• Dostoïevski : Le joueur

    Sans doute faut-il un rapprochement métamorphique entre soi et ses vices. Doit-il exister à l'origine de leur rencontre ou alors sont-ce ces derniers qui opèrent l'alchimie nécessaire à l'apparition de la dépendance ? Quoi qu'il en soit il en existe un entre la petite boule qui sautille sur un jeu de roulette, malmenée d'obstacles en obstacles avant de trouver sa place dans le créneau du gain ou des pertes, et Alexeï Ivanovitch, le héros du roman de son alter ego.

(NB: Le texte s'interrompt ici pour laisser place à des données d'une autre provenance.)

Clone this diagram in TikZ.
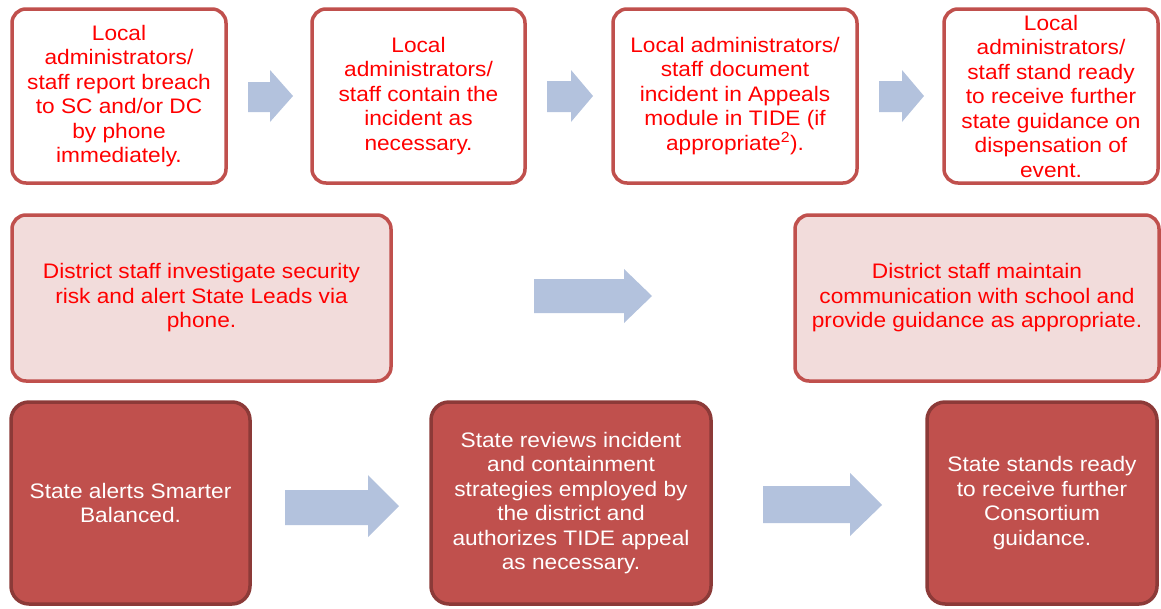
\documentclass[tikz,border=0pt]{standalone}
\usepackage{fontspec}
\setmainfont{Liberation Sans}[FakeStretch=1.08]
\definecolor{boxred}{HTML}{C0504D}
\definecolor{darkred}{HTML}{8C3A38}
\definecolor{pinkfill}{HTML}{F2DCDB}
\definecolor{arrowblue}{HTML}{B3C2DD}
\definecolor{textred}{HTML}{FF0000}
\tikzset{
  box/.style={draw=boxred, line width=3.5pt, rounded corners=14pt, align=center, inner sep=0pt,
    font=\fontsize{21}{24.5}\selectfont},
  topbox/.style={box, fill=white, text=textred},
  midbox/.style={box, fill=pinkfill, text=textred},
  botbox/.style={box, fill=boxred, draw=darkred, text=white, rounded corners=18pt},
  blockarrow/.style={fill=arrowblue}
}
\begin{document}
\begin{tikzpicture}[x=1pt,y=-1pt]
\useasboundingbox (0,0) rectangle (1161,608);
% row 1
\node[topbox, minimum width=214pt, minimum height=174pt] (b1) at (119,96)
  {Local\\administrators/\\staff report breach\\to SC and/or DC\\by phone\\immediately.};
\node[topbox, minimum width=213pt, minimum height=174pt] (b2) at (418.5,96)
  {Local\\administrators/\\staff contain the\\incident as\\necessary.};
\node[topbox, minimum width=244pt, minimum height=174pt] (b3) at (735,96)
  {Local administrators/\\staff document\\incident in Appeals\\module in TIDE (if\\appropriate\textsuperscript{2}).};
\node[topbox, minimum width=214pt, minimum height=174pt] (b4) at (1051,96)
  {Local\\administrators/\\staff stand ready\\to receive further\\state guidance on\\dispensation of\\event.};
% row 2
\node[midbox, minimum width=379pt, minimum height=166pt] (b5) at (201.5,298)
  {District staff investigate security\\risk and alert State Leads via\\phone.};
\node[midbox, minimum width=364pt, minimum height=166pt] (b6) at (977,298)
  {District staff maintain\\communication with school and\\provide guidance as appropriate.};
% row 3
\node[botbox, minimum width=239pt, minimum height=202pt] (b7) at (130.5,503)
  {State alerts Smarter\\Balanced.};
\node[botbox, minimum width=280pt, minimum height=202pt] (b8) at (571,503)
  {State reviews incident\\and containment\\strategies employed by\\the district and\\authorizes TIDE appeal\\as necessary.};
\node[botbox, minimum width=230pt, minimum height=202pt] (b9) at (1042,503)
  {State stands ready\\to receive further\\Consortium\\guidance.};
% block arrows
\fill[blockarrow] (248,82) -- (270,82) -- (270,70) -- (293,96) -- (270,122) -- (270,112) -- (248,112) -- cycle;
\fill[blockarrow] (547,81) -- (571,81) -- (571,70) -- (593,96) -- (571,122) -- (571,112) -- (547,112) -- cycle;
\fill[blockarrow] (879,81) -- (902,81) -- (902,70) -- (924,96) -- (902,122) -- (902,112) -- (879,112) -- cycle;
\fill[blockarrow] (534,279) -- (624,279) -- (624,269) -- (652,296) -- (624,323) -- (624,313) -- (534,313) -- cycle;
\fill[blockarrow] (285,490) -- (368,490) -- (368,475) -- (399,506) -- (368,537) -- (368,525) -- (285,525) -- cycle;
\fill[blockarrow] (763,486) -- (850,486) -- (850,473) -- (882,505) -- (850,536) -- (850,523) -- (763,523) -- cycle;
\end{tikzpicture}
\end{document}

    Alexeï est précepteur pour un général russe au bord de la faillite qui s'est retiré à Roulettenbourg, ville d'eaux imaginaire sise quelque part en Allemagne, où viennent s'échouer les fortunes désoeuvrées et tout ce qui en vit et profite. Il est épris de Pauline Alexandrovna qui lui paraît inaccessible tant leurs mondes sont éloignés et qui plus est semble éprise d'un français tape-à l'oeil aux intentions aussi intéressées que ses références sont obscures. Tout le monde attend avec impatience un télégramme salvateur qui porterait la nouvelle du décès de la tante fortunée du général. Mais au lieu de celui-ci c'est elle en personne qui apparaîtra pour un revirement inattendu d'une intrigue enlisée dès les premières lignes.

    En effet tout ne tient que par le caractère romantique d'Alexeï dont nous lisons une espèce de journal. Car en soi, et c'est en cela que c'est fascinant, rien ne se passe. Tout n'est que conjecture magnifiée par l'excessivité fiévreuse du héros baladé par ses inquiétudes comme cette petite boule à laquelle il sera bientôt enchaîné. Excessivité russe ? C'est en tout cas ce que Dostoïevski voudrait nous faire croire et qu'il défend fièrement l'opposant à tout bout de champ aux mentalités française et allemande qu'il fustige. Seule l'anglaise trouve un semblant de grâce à ses yeux.

    Et ce qui est fou dans ce roman en plus des résonances autobiographiques, tant sur le plan de la dépendance que sur celui de Pauline Alexandrovna, c'est encore cette situation dans laquelle se trouvait Dostoïevski au moment de la rédaction du Joueur. Forcément retrouvé dans la position du joueur ; impatient, suant, mais avec ce picotement d'adrénaline et cette furieuse sensation d'être vivant, maître du monde ; devant l'ultimatum que lui avait fixé son éditeur qui se rendait propriétaire de tous ses droits s'il ne livrait pas un roman aux pages définies dans un délai que Fédor avait laissé devenir inatteignable sans l'aide de la sténo qui devint sa femme. Ainsi sur ce coup-là Dostoïevski avait gagné sur tous les plans : il a fini son roman à temps, roman en plus excellent, il a rencontré sa future épouse, épouse qui lui amènera la stabilité nécessaire à l'abandon définitif du jeu. Et ironie du sort, son gain le plus fameux ne doit rien au hasard.